South Korea police raid Bithumb in hiring favoritism probe tied to lawmaker Kim Byung-gi

Payments High Risk

South Korean police have reportedly raided Bithumb as part of an investigation into alleged nepotism involving independent lawmaker Kim Byung-gi. For anyone watching South Korea’s crypto payments and exchange infrastructure, the interesting part is not the political theatre; it is that the same venue is already under separate AML and KYC pressure.

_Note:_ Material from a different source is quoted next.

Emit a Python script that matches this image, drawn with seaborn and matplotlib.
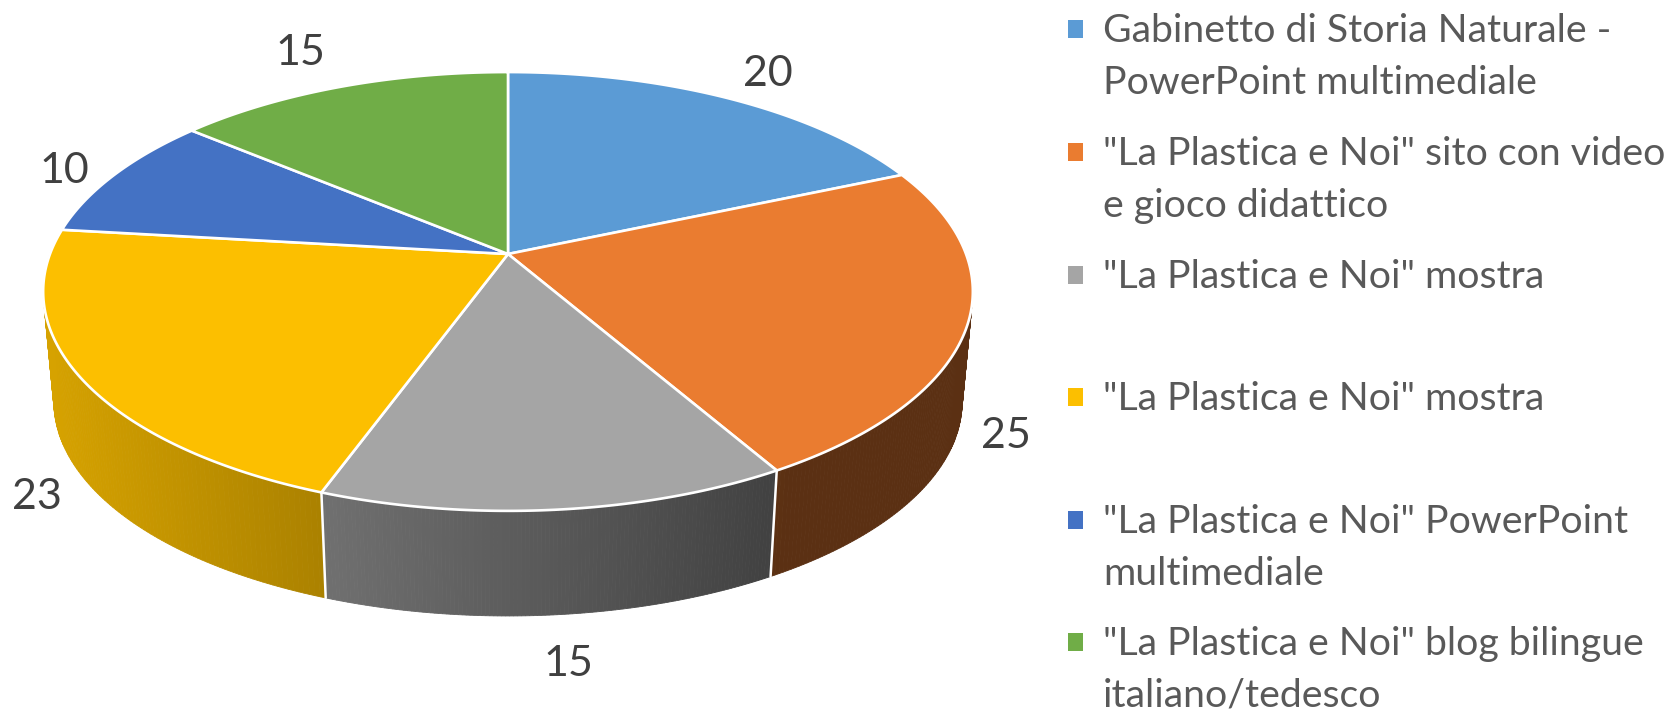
import matplotlib
matplotlib.use("Agg")
import matplotlib.pyplot as plt
from matplotlib.patches import Rectangle
import numpy as np
import seaborn as sns

labels = [
    "Gabinetto di Storia Naturale -\nPowerPoint multimediale",
    "\"La Plastica e Noi\" sito con video\ne gioco didattico",
    "\"La Plastica e Noi\" mostra",
    "\"La Plastica e Noi\" mostra",
    "\"La Plastica e Noi\" PowerPoint\nmultimediale",
    "\"La Plastica e Noi\" blog bilingue\nitaliano/tedesco",
]
values = [20, 25, 15, 23, 10, 15]
colors = ["#5B9BD5", "#EA7C30", "#A5A5A5", "#FCBF00", "#4472C4", "#70AD47"]

# where the numbers sit around the pie, in pixels
label_pos = [(768, 74), (1006, 436), (568, 664), (37, 497), (64, 171), (300, 53)]
legend_y = [29, 152, 274.5, 397, 520, 642]

# pie geometry in pixels
cx, cy = 508, 254
a, b, k = 458, 213, 0.1708
depth = 111
shrink = 0.977


def top_xy(theta):
    # theta clockwise from 12 o'clock, w gives the perspective
    u, v = np.sin(theta), np.cos(theta)
    w = 1 + k * v
    return cx + a * u / w, cy - b * v / w


def bottom_xy(theta):
    x, y = top_xy(theta)
    return cx + (x - cx) * shrink, cy + depth + (y - cy) * shrink


def shade(color, x):
    # side of the disc gets darker to the right
    f = np.clip(0.85 - (x - 44) * 0.00062, 0.39, 1)
    return tuple(c * f for c in color)


sns.set_theme(style="white")
plt.rcParams["font.family"] = ["Lato", "DejaVu Sans"]
palette = sns.color_palette(colors)

fig = plt.figure(figsize=(16.73, 7.12), dpi=100)
ax = fig.add_axes([0, 0, 1, 1])
ax.set_xlim(0, 1673)
ax.set_ylim(712, 0)
ax.axis("off")

edges = np.cumsum([0] + values) / sum(values) * 2 * np.pi

# sides first, only the front half is visible
for i, col in enumerate(palette):
    t0, t1 = max(edges[i], np.pi * 0.46), min(edges[i + 1], np.pi * 1.54)
    if t1 <= t0:
        continue
    ts = np.linspace(t0, t1, 120)
    for s0, s1 in zip(ts[:-1], ts[1:]):
        x0, y0 = top_xy(s0)
        x1, y1 = top_xy(s1)
        x2, y2 = bottom_xy(s1)
        x3, y3 = bottom_xy(s0)
        c = shade(col, (x0 + x1) / 2)
        ax.fill([x0, x1, x2, x3], [y0, y1, y2, y3], color=c, lw=0.6, zorder=2)

# white dividers on the side
for t in edges[1:-1]:
    if np.pi * 0.5 < t < np.pi * 1.5:
        x0, y0 = top_xy(t)
        x1, y1 = bottom_xy(t)
        ax.plot([x0, x1], [y0, y1], color="white", lw=1.8, zorder=3)

# top of the pie
for i, col in enumerate(palette):
    ts = np.linspace(edges[i], edges[i + 1], 200)
    xs, ys = top_xy(ts)
    ax.fill(np.r_[cx, xs], np.r_[cy, ys], facecolor=col, edgecolor="white",
            lw=1.9, joinstyle="round", zorder=4)

for (x, y), v in zip(label_pos, values):
    ax.text(x, y, str(v), fontsize=31, color="#404040", ha="center", va="center", zorder=5)

for lab, col, y in zip(labels, palette, legend_y):
    ax.add_patch(Rectangle((1068, y - 9), 15, 18, facecolor=col, edgecolor="none"))
    for j, line in enumerate(lab.split("\n")):
        ax.text(1103, y + 13 + 52 * j, line, fontsize=28.3, color="#595959",
                ha="left", va="baseline")

fig.savefig("out.png", dpi=100)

  1. According to a Monday report by News1, Kim allegedly tried to influence employment opportunities for his son at multiple crypto firms, including Bithumb and Dunamu, the operator of rival exchange Upbit. Kim’s son joined Bithumb in January 2025 and worked there for about six months, the outlet reported.
  2. Authorities are investigating whether external pressure or preferential treatment affected the hiring process. Police have reportedly questioned Kim several times as they examine whether any criminal conduct occurred in connection with the alleged misuse of his political position.
  3. The allegations expanded after reports said Kim, while serving on the National Assembly’s Political Affairs Committee overseeing the country’s finance regulator, repeatedly directed questions at Dunamu during proceedings. That raised questions over whether he was trying to support the company where his son was working. Police previously called executives from crypto exchanges in as witnesses in February and separately searched Bithumb’s headquarters and Bithumb Financial Tower.
  4. Investigators continued collecting testimony in April by questioning additional people connected to Bithumb. Kim was also questioned in April over 13 separate allegations, including claims tied to nomination bribery, employment-related favors involving his son, and alleged requests connected to a university transfer. Authorities have not said whether more summonses are planned.
  5. Bithumb is already under regulatory scrutiny in South Korea over Anti-Money Laundering (AML) and compliance deficiencies. Financial regulators issued a $24.5 million fine and a six-month partial suspension order in March after inspections in 2025, citing Know Your Customer (KYC) and AML shortcomings and restrictions on certain services, especially onboarding new users.

For PSPs and banking partners, the part to watch is simple: Bithumb is not dealing with a single headline. It is facing a criminal-investigation cloud on one side and an active compliance enforcement track on the other, and that combination is usually what makes counterparties start asking harder questions.